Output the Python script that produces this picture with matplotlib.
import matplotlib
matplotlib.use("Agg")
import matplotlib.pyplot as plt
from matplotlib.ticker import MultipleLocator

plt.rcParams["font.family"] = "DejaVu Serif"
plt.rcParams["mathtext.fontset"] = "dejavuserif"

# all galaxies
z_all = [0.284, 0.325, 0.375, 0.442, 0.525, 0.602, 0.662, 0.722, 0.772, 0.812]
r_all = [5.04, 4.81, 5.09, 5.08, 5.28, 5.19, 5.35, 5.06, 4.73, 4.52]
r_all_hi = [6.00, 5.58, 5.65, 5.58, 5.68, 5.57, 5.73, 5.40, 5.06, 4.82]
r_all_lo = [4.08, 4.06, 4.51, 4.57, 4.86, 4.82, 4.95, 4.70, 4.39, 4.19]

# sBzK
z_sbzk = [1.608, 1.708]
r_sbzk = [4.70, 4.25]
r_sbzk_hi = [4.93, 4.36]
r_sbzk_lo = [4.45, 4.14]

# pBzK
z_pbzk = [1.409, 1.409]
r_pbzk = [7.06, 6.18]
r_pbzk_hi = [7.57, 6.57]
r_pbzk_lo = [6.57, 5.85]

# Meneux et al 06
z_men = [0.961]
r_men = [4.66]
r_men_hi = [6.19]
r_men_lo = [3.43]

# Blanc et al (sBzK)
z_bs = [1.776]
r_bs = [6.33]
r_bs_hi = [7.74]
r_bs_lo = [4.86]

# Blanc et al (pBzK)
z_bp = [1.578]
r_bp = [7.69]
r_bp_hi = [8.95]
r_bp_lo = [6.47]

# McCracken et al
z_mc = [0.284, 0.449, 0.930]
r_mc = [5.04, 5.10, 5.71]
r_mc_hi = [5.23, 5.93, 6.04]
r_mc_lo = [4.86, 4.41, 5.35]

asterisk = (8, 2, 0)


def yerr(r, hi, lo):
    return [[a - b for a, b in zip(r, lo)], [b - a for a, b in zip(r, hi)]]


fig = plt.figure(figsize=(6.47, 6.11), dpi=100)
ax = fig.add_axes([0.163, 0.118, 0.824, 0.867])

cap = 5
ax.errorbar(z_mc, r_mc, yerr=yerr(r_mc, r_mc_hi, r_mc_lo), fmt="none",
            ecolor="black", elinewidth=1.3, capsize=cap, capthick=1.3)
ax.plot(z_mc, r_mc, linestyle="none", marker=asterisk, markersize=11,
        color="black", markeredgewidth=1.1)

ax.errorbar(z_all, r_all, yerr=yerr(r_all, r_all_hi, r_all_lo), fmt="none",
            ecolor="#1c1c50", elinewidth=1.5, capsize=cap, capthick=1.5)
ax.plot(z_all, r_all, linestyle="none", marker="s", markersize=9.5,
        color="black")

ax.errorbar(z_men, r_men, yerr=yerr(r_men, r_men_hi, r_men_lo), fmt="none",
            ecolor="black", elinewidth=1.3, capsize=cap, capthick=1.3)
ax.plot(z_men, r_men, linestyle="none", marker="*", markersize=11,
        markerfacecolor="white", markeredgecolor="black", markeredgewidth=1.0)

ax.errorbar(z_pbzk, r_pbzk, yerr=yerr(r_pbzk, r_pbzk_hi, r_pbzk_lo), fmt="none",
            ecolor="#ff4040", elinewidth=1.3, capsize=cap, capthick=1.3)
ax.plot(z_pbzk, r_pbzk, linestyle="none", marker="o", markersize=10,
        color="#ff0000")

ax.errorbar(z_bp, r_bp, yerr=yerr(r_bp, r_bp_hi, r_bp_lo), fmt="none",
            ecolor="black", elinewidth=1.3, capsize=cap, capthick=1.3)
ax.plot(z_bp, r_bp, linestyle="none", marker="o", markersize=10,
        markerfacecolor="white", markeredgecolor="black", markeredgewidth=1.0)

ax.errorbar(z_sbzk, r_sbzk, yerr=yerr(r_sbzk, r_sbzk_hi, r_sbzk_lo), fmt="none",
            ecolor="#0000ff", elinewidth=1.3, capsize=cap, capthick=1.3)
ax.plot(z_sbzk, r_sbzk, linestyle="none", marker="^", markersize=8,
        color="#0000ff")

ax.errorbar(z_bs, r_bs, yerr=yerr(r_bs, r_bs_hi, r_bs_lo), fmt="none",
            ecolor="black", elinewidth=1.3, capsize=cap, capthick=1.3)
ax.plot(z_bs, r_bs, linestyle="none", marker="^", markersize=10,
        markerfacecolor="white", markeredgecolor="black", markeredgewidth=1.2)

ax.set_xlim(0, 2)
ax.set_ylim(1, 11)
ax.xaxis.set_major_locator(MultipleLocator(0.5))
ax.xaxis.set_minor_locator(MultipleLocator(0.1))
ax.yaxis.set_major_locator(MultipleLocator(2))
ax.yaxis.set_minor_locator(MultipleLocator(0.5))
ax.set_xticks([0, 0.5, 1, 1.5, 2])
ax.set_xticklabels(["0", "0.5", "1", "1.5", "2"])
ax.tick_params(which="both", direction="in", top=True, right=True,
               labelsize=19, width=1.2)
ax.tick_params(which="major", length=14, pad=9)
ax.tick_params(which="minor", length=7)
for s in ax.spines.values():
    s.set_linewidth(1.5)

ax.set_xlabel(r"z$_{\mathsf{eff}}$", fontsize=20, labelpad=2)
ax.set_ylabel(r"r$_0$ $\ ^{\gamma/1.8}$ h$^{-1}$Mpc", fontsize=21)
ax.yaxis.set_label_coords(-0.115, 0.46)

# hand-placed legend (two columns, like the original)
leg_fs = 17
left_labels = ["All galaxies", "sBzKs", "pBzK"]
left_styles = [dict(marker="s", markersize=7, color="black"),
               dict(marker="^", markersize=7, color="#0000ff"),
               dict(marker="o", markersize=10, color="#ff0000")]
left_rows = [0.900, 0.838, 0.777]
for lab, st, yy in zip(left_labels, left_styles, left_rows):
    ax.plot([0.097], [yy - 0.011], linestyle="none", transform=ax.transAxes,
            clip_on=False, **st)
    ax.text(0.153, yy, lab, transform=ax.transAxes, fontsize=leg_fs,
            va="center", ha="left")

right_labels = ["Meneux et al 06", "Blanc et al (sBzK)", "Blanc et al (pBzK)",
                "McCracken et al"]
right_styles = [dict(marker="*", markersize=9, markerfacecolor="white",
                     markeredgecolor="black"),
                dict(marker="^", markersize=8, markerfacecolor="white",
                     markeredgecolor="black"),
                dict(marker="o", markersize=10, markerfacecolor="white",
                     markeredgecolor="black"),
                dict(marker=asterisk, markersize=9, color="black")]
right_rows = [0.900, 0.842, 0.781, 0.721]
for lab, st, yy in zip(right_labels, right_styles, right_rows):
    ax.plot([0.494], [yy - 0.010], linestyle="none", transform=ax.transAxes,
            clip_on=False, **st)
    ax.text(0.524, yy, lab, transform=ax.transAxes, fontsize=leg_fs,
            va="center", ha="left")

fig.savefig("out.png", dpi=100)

▶ EXERCISE TASK
Transcribe the material exactly as it reads.

▶ RESULT
Output the Python script that produces this picture with matplotlib.
import matplotlib
matplotlib.use("Agg")
import matplotlib.pyplot as plt
from matplotlib.ticker import MultipleLocator

plt.rcParams["font.family"] = "DejaVu Serif"
plt.rcParams["mathtext.fontset"] = "dejavuserif"

# all galaxies
z_all = [0.284, 0.325, 0.375, 0.442, 0.525, 0.602, 0.662, 0.722, 0.772, 0.812]
r_all = [5.04, 4.81, 5.09, 5.08, 5.28, 5.19, 5.35, 5.06, 4.73, 4.52]
r_all_hi = [6.00, 5.58, 5.65, 5.58, 5.68, 5.57, 5.73, 5.40, 5.06, 4.82]
r_all_lo = [4.08, 4.06, 4.51, 4.57, 4.86, 4.82, 4.95, 4.70, 4.39, 4.19]

# sBzK
z_sbzk = [1.608, 1.708]
r_sbzk = [4.70, 4.25]
r_sbzk_hi = [4.93, 4.36]
r_sbzk_lo = [4.45, 4.14]

# pBzK
z_pbzk = [1.409, 1.409]
r_pbzk = [7.06, 6.18]
r_pbzk_hi = [7.57, 6.57]
r_pbzk_lo = [6.57, 5.85]

# Meneux et al 06
z_men = [0.961]
r_men = [4.66]
r_men_hi = [6.19]
r_men_lo = [3.43]

# Blanc et al (sBzK)
z_bs = [1.776]
r_bs = [6.33]
r_bs_hi = [7.74]
r_bs_lo = [4.86]

# Blanc et al (pBzK)
z_bp = [1.578]
r_bp = [7.69]
r_bp_hi = [8.95]
r_bp_lo = [6.47]

# McCracken et al
z_mc = [0.284, 0.449, 0.930]
r_mc = [5.04, 5.10, 5.71]
r_mc_hi = [5.23, 5.93, 6.04]
r_mc_lo = [4.86, 4.41, 5.35]

asterisk = (8, 2, 0)


def yerr(r, hi, lo):
    return [[a - b for a, b in zip(r, lo)], [b - a for a, b in zip(r, hi)]]


fig = plt.figure(figsize=(6.47, 6.11), dpi=100)
ax = fig.add_axes([0.163, 0.118, 0.824, 0.867])

cap = 5
ax.errorbar(z_mc, r_mc, yerr=yerr(r_mc, r_mc_hi, r_mc_lo), fmt="none",
            ecolor="black", elinewidth=1.3, capsize=cap, capthick=1.3)
ax.plot(z_mc, r_mc, linestyle="none", marker=asterisk, markersize=11,
        color="black", markeredgewidth=1.1)

ax.errorbar(z_all, r_all, yerr=yerr(r_all, r_all_hi, r_all_lo), fmt="none",
            ecolor="#1c1c50", elinewidth=1.5, capsize=cap, capthick=1.5)
ax.plot(z_all, r_all, linestyle="none", marker="s", markersize=9.5,
        color="black")

ax.errorbar(z_men, r_men, yerr=yerr(r_men, r_men_hi, r_men_lo), fmt="none",
            ecolor="black", elinewidth=1.3, capsize=cap, capthick=1.3)
ax.plot(z_men, r_men, linestyle="none", marker="*", markersize=11,
        markerfacecolor="white", markeredgecolor="black", markeredgewidth=1.0)

ax.errorbar(z_pbzk, r_pbzk, yerr=yerr(r_pbzk, r_pbzk_hi, r_pbzk_lo), fmt="none",
            ecolor="#ff4040", elinewidth=1.3, capsize=cap, capthick=1.3)
ax.plot(z_pbzk, r_pbzk, linestyle="none", marker="o", markersize=10,
        color="#ff0000")

ax.errorbar(z_bp, r_bp, yerr=yerr(r_bp, r_bp_hi, r_bp_lo), fmt="none",
            ecolor="black", elinewidth=1.3, capsize=cap, capthick=1.3)
ax.plot(z_bp, r_bp, linestyle="none", marker="o", markersize=10,
        markerfacecolor="white", markeredgecolor="black", markeredgewidth=1.0)

ax.errorbar(z_sbzk, r_sbzk, yerr=yerr(r_sbzk, r_sbzk_hi, r_sbzk_lo), fmt="none",
            ecolor="#0000ff", elinewidth=1.3, capsize=cap, capthick=1.3)
ax.plot(z_sbzk, r_sbzk, linestyle="none", marker="^", markersize=8,
        color="#0000ff")

ax.errorbar(z_bs, r_bs, yerr=yerr(r_bs, r_bs_hi, r_bs_lo), fmt="none",
            ecolor="black", elinewidth=1.3, capsize=cap, capthick=1.3)
ax.plot(z_bs, r_bs, linestyle="none", marker="^", markersize=10,
        markerfacecolor="white", markeredgecolor="black", markeredgewidth=1.2)

ax.set_xlim(0, 2)
ax.set_ylim(1, 11)
ax.xaxis.set_major_locator(MultipleLocator(0.5))
ax.xaxis.set_minor_locator(MultipleLocator(0.1))
ax.yaxis.set_major_locator(MultipleLocator(2))
ax.yaxis.set_minor_locator(MultipleLocator(0.5))
ax.set_xticks([0, 0.5, 1, 1.5, 2])
ax.set_xticklabels(["0", "0.5", "1", "1.5", "2"])
ax.tick_params(which="both", direction="in", top=True, right=True,
               labelsize=19, width=1.2)
ax.tick_params(which="major", length=14, pad=9)
ax.tick_params(which="minor", length=7)
for s in ax.spines.values():
    s.set_linewidth(1.5)

ax.set_xlabel(r"z$_{\mathsf{eff}}$", fontsize=20, labelpad=2)
ax.set_ylabel(r"r$_0$ $\ ^{\gamma/1.8}$ h$^{-1}$Mpc", fontsize=21)
ax.yaxis.set_label_coords(-0.115, 0.46)

# hand-placed legend (two columns, like the original)
leg_fs = 17
left_labels = ["All galaxies", "sBzKs", "pBzK"]
left_styles = [dict(marker="s", markersize=7, color="black"),
               dict(marker="^", markersize=7, color="#0000ff"),
               dict(marker="o", markersize=10, color="#ff0000")]
left_rows = [0.900, 0.838, 0.777]
for lab, st, yy in zip(left_labels, left_styles, left_rows):
    ax.plot([0.097], [yy - 0.011], linestyle="none", transform=ax.transAxes,
            clip_on=False, **st)
    ax.text(0.153, yy, lab, transform=ax.transAxes, fontsize=leg_fs,
            va="center", ha="left")

right_labels = ["Meneux et al 06", "Blanc et al (sBzK)", "Blanc et al (pBzK)",
                "McCracken et al"]
right_styles = [dict(marker="*", markersize=9, markerfacecolor="white",
                     markeredgecolor="black"),
                dict(marker="^", markersize=8, markerfacecolor="white",
                     markeredgecolor="black"),
                dict(marker="o", markersize=10, markerfacecolor="white",
                     markeredgecolor="black"),
                dict(marker=asterisk, markersize=9, color="black")]
right_rows = [0.900, 0.842, 0.781, 0.721]
for lab, st, yy in zip(right_labels, right_styles, right_rows):
    ax.plot([0.494], [yy - 0.010], linestyle="none", transform=ax.transAxes,
            clip_on=False, **st)
    ax.text(0.524, yy, lab, transform=ax.transAxes, fontsize=leg_fs,
            va="center", ha="left")

fig.savefig("out.png", dpi=100)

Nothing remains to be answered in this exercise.